Wednesday, October 31, 2007

Using the opportunities available to us

The failures of the Left have provided multiple opportunities for creating working coalitions inside already existing community groups. Social predators of all kinds along with bureaucrats and special interest groups use the state to ensure their behavior will continue to pay off.

When the functions of government are demonstrated to be better accomplished in the hands of private individuals we will have won. We will have disassembled the State from the inside out. To do so we must create community based institutions to answer both their present needs and to better serve the community in such areas of concern as social justice. We don’t actually have to invent very much. America is filled with institutions marginalized by the intrusion of government into the community. It is filled with people who want to make things better.

San Diego has provided models for action in litigation. San Diego taxpayers are billions of dollars richer because of law suits filed and won by activists who are libertarians. Litigating for liberty is a fertile avenue, as we know from some of the work done by the Institute for Justice. Other possibilities also exist. Kingswood near Houston used freedom rhetoric and reality to fight annexation by the encroaching city.

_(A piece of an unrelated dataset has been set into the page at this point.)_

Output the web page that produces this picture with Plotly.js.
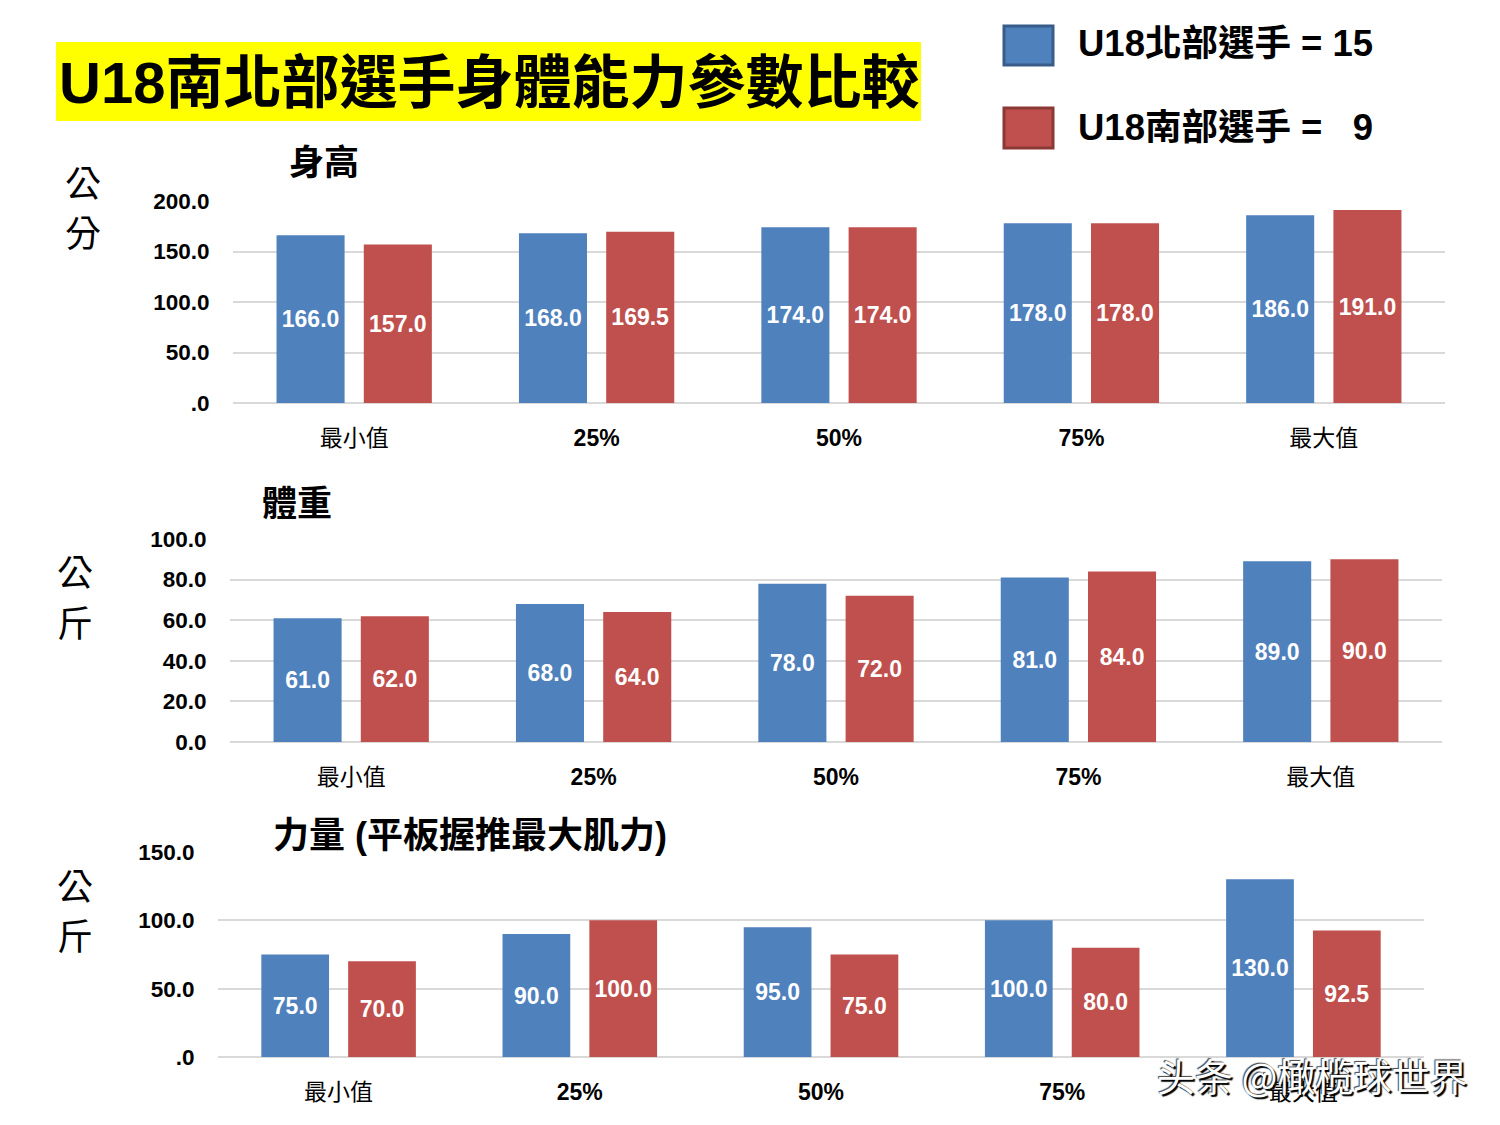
<!DOCTYPE html>
<html>
<head>
<meta charset="utf-8">
<script src="https://cdn.plot.ly/plotly-3.0.1.min.js"></script>
<style>
  html, body { margin: 0; padding: 0; background: #fff; }
  #plot { width: 1500px; height: 1125px; }
</style>
</head>
<body>
<div id="plot"></div>
<script>
var categories = ['最小值', '25%', '50%', '75%', '最大值'];
var categoryLabels = ['最小值', '<b>25%</b>', '<b>50%</b>', '<b>75%</b>', '最大值'];

var heightNorth = [166.0, 168.0, 174.0, 178.0, 186.0];
var heightSouth = [157.0, 169.5, 174.0, 178.0, 191.0];

var weightNorth = [61.0, 68.0, 78.0, 81.0, 89.0];
var weightSouth = [62.0, 64.0, 72.0, 84.0, 90.0];

var benchNorth = [75.0, 90.0, 95.0, 100.0, 130.0];
var benchSouth = [70.0, 100.0, 75.0, 80.0, 92.5];

var heightTicks = [0, 50, 100, 150, 200];
var heightTickText = ['.0', '50.0', '100.0', '150.0', '200.0'];
var weightTicks = [0, 20, 40, 60, 80, 100];
var weightTickText = ['0.0', '20.0', '40.0', '60.0', '80.0', '100.0'];
var benchTicks = [0, 50, 100, 150];
var benchTickText = ['.0', '50.0', '100.0', '150.0'];

var northName = 'U18北部選手 = 15';
var southName = 'U18南部選手 =\u00a0\u00a0\u00a09';

var BLUE = '#4F81BD';
var RED = '#C0504D';
var LATIN = 'Liberation Sans, Arial, Noto Sans CJK TC, sans-serif';

function barTrace(vals, name, color, xa, ya) {
  return {
    type: 'bar',
    x: categories,
    y: vals,
    name: name,
    xaxis: xa,
    yaxis: ya,
    marker: {color: color},
    texttemplate: '%{y:.1f}',
    textposition: 'inside',
    insidetextanchor: 'middle',
    textangle: 0,
    insidetextfont: {family: LATIN, size: 23, color: '#ffffff', weight: 'bold'},
    hoverinfo: 'none',
    showlegend: false
  };
}

var data = [
  barTrace(heightNorth, northName, BLUE, 'x', 'y'),
  barTrace(heightSouth, southName, RED, 'x', 'y'),
  barTrace(weightNorth, northName, BLUE, 'x2', 'y2'),
  barTrace(weightSouth, southName, RED, 'x2', 'y2'),
  barTrace(benchNorth, northName, BLUE, 'x3', 'y3'),
  barTrace(benchSouth, southName, RED, 'x3', 'y3')
];

function px(v) { return v / 1500; }
function py(v) { return 1 - v / 1125; }

function xAxis(x0, x1, anchor) {
  return {
    domain: [px(x0), px(x1)],
    anchor: anchor,
    type: 'category',
    tickvals: categories,
    ticktext: categoryLabels,
    ticks: 'outside', ticklen: 14, tickcolor: 'rgba(0,0,0,0)',
    tickfont: {family: LATIN, size: 23, color: '#000'},
    showgrid: false, showline: false, zeroline: false,
    fixedrange: true
  };
}

function yAxis(top, bottom, maxV, vals, text, anchor) {
  return {
    domain: [py(bottom), py(top)],
    anchor: anchor,
    range: [0, maxV],
    tickvals: vals,
    ticktext: text,
    ticks: 'outside', ticklen: 18, tickcolor: 'rgba(0,0,0,0)',
    tickfont: {family: LATIN, size: 22.5, color: '#000', weight: 'bold'},
    showgrid: true, gridcolor: '#d9d9d9', gridwidth: 2,
    zeroline: true, zerolinecolor: '#d9d9d9', zerolinewidth: 2,
    showline: false,
    fixedrange: true
  };
}

function note(text, x, y, font, opts) {
  var a = {
    text: text, xref: 'paper', yref: 'paper',
    x: px(x), y: py(y), xanchor: 'left', yanchor: 'middle',
    showarrow: false,
    font: font
  };
  for (var k in opts) a[k] = opts[k];
  return a;
}

var boldFont = function (size) { return {family: LATIN, size: size, color: '#000', weight: 'bold'}; };
var unitFont = {family: 'Noto Sans CJK TC, sans-serif', size: 36, color: '#000'};

var layout = {
  width: 1500, height: 1125,
  margin: {l: 0, r: 0, t: 0, b: 0},
  paper_bgcolor: '#ffffff',
  plot_bgcolor: '#ffffff',
  barmode: 'group',
  bargap: 0.28,
  bargroupgap: 0.22,
  showlegend: false,
  xaxis: xAxis(233, 1445, 'y'),
  yaxis: yAxis(201, 403, 200, heightTicks, heightTickText, 'x'),
  xaxis2: xAxis(230, 1442, 'y2'),
  yaxis2: yAxis(539, 742, 100, weightTicks, weightTickText, 'x2'),
  xaxis3: xAxis(218, 1424, 'y3'),
  yaxis3: yAxis(852, 1057, 150, benchTicks, benchTickText, 'x3'),
  shapes: [
    {type: 'rect', xref: 'paper', yref: 'paper', x0: px(56), x1: px(921), y0: py(121), y1: py(42),
     fillcolor: '#ffff00', line: {width: 0}, layer: 'below'},
    {type: 'rect', xref: 'paper', yref: 'paper', x0: px(1004), x1: px(1053), y0: py(65), y1: py(26),
     fillcolor: BLUE, line: {color: '#385D8A', width: 3}},
    {type: 'rect', xref: 'paper', yref: 'paper', x0: px(1004), x1: px(1053), y0: py(148), y1: py(108),
     fillcolor: RED, line: {color: '#8C3836', width: 3}}
  ],
  annotations: [
    note('U18南北部選手身體能力參數比較', 57, 83, boldFont(58)),
    note(northName, 1076, 44, boldFont(36.5)),
    note(southName, 1076, 127, boldFont(36.5)),
    note('身高', 287, 162, boldFont(35)),
    note('體重', 260, 503, boldFont(35)),
    note('力量 (平板握推最大肌力)', 271, 835, boldFont(36)),
    note('公', 83, 181, unitFont, {xanchor: 'center'}),
    note('分', 83, 231, unitFont, {xanchor: 'center'}),
    note('公', 75, 570, unitFont, {xanchor: 'center'}),
    note('斤', 75, 621, unitFont, {xanchor: 'center'}),
    note('公', 75, 884, unitFont, {xanchor: 'center'}),
    note('斤', 75, 934, unitFont, {xanchor: 'center'}),
    note('头条 @橄榄球世界', 1155, 1074, {family: 'Noto Sans CJK SC, sans-serif', size: 38, color: '#ffffff',
      shadow: '2px 2px 1px #000, -1px -1px 1px #444'})
  ]
};

Plotly.newPlot('plot', data, layout, {displayModeBar: false, staticPlot: true});
</script>
</body>
</html>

So, how does this relate to the need for growing local activism?

To demonstrate that we do not need government we need to enable local Libertarians to work from within their communities. We need to find examples where Libertarians have been successful and help other individuals and groups get started on their own.

This is a different model for activism. It is flatter. Instead of a hierarchy it is a networking point, providing information and enabling people to connect. It trains, constantly adding more information and ideas and making them available. It provides little else, encouraging individuals and groups to do their own fundraising from within their own communities.

Teaching them to fish builds immediately and directly towards a future of local governance. Local groups need to look to their communities for support.

We are not without resources. Maryland, Pennsylvania, Tennessee, and San Diego, among others, have provided us with the examples and organizational technologies we need to get started.

Taking it on the road and offering training to Libertarians is a beginning. We also need a web site and articles about successful efforts. CATO, Reason, Heartland, and other sources are ready and available.

Then we need to put serious thought into the form we will adopt for the Patty at a National level. We need to call a constitutional convention.